20/07/17 - At the Friedrichsplatz, in the heart of the city of Kassel, in front of the Fridericianum, rises Marta Minujin's Parthenon of Forbidden Books. It is located in the same place where the Nazis burned thousands of books in 1933, and in front of a building (today, a museum) which used to house a library that was bombed during WWII (350.000 books were turned into ashes). The installation is part of the Documenta 14 platform and has become quite the star of the exhibition.
The Parthenon of Books, by Marta Minujin (2017)

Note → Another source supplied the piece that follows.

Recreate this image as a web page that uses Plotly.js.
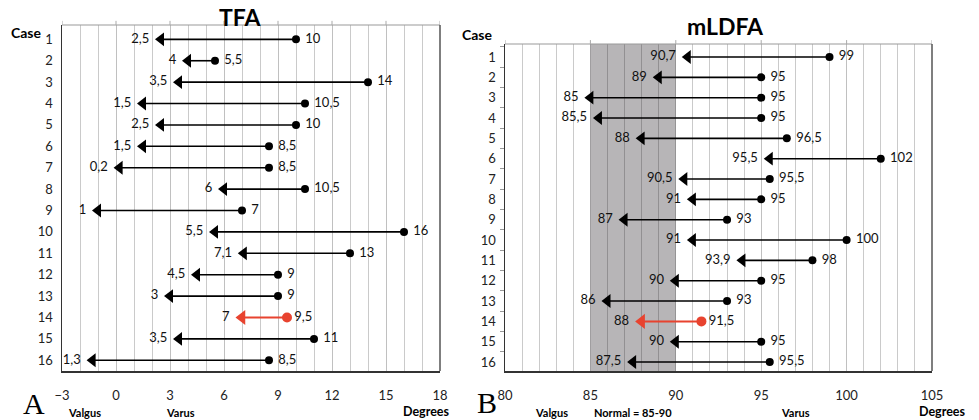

The dimensions of the installation match those of the Parthenon at the Acropolis (30 mts by 70 mts) and it's made of a scaffolding structure covered with books that were once forbidden or still are. You'll see Bertold Brecht books, which were banned by the Nazis, Moby Dick which was forbidden in Texas, The Little Prince in Argentina or Hamlet in Ethiopia. It's shocking to see how this happened in every country and in every language, with no distinction.
The Parthenon of Books, by Marta Minujin (2017)
The books are stuck to the metal structure and covered with a transparent film for protection, since the Parthenon is completely outdoors. Still today book donations are received, for it was not completed when opened to the public.
The Parthenon of Books, by Marta Minujin (2017)
The installation has no perimetral protection, so visitors can just walk inside, being this one of the few places no paid tickets are required to enter. When Documenta is over, Minujin (Argentina, 1943) will give back the books to the people so they can be read. The destruction of the Parthenon was planned and is part of the artwork. The artist explains: “I create a work of art for people to make it disappear." This is in fact an ephemeral artwork, far from the rules of the art market, just like Marta likes it.